Time Estimate: 10 - 15 minutes
In this section you will test the asynchronous document processing pipeline that you deployed in the previous steps. You will simulate the processing of multiple documents that already exist in an Amazon S3 bucket. We will leverage S3 Batch operations to achieve the above.
What is S3 Batch operations?
Amazon S3 batch operations performs large-scale batch operations on Amazon S3 objects.
For more information, see https://docs.aws.amazon.com/AmazonS3/latest/user-guide/batch-ops.html.
Download the sample documents below (jpg/jpeg, png, pdf).
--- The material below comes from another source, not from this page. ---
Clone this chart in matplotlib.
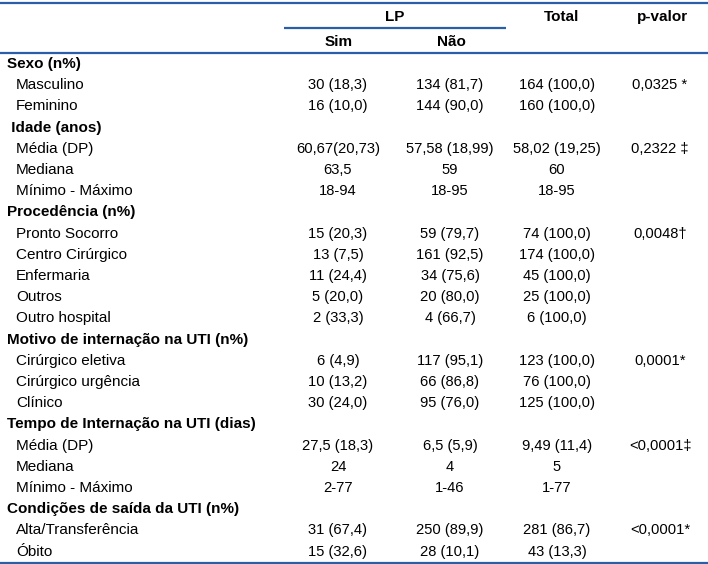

Go to the Amazon S3 bucket textractpipeline-existingdocumentsbucketxxxx
created by the CDK commands and upload the pdf document and images that you downloaded. The xxx at the end of the textractpipeline-existingdocumentsbucketxxxx
should have been replaced with a random string in your AWS Account.
Download, open the inventory-test.csv
file and then replace the textractpipeline-existingdocumentsbucketxxxx
value with the actual Amazon S3 bucket name of Step 2 above where you uploaded the 3 documents (employmentapp.png, pdfdoc.pdf, twocolumn.jpg).
Go to the Amazon S3 bucket textractpipeline-inventoryandlogsxxxxx
and upload the csv inventory-test.csv
file containing the list of document names you just uploaded to the bucket textractpipeline-existingdocumentsbucketxxxx
. The CSV file should have two columns bucketName and objectName.
Note: You can also use Amazon S3 Inventory to automatically generate a list of documents in your Amazon S3 bucket.
Go to Amazon S3 and click on Batch operations like below:
Select CSV
under Mafifest format and under Path to manifest object navigate to your inventory-test.csv
file like in the screen shot below. Then choose Next.
Under Operation choose Invoke AWS Lambda function
and under Lambda function choose TextractPipeline-S3BatchProcessorxxxx
like in the screen shot below. Then choose Next.
Untick the Generate completion report box and under Permissions to access the specified resources choose Choose from existing IAM roles
and for IAM role TextractPipeline-S3BatchOperationRolexxxx
like in the screen shot below. Then click Next
Review and click Create job.
You should see now a screen like below:
From Amazon S3 Batch operations page, click on the Job ID link for the job you just created.
Click Confirm and run and then Run job.
From S3 Batch operations page, click refresh to see the job status.
Go to Amazon S3 bucket textractpipeline-existingdocumentsbucketxxxx
and you should see output generated for documents in your list like in the screen shot below:
Congrats! You run the asynchronous document pipeline for 3 existing documents in your S3 bucket using S3 batch operations !!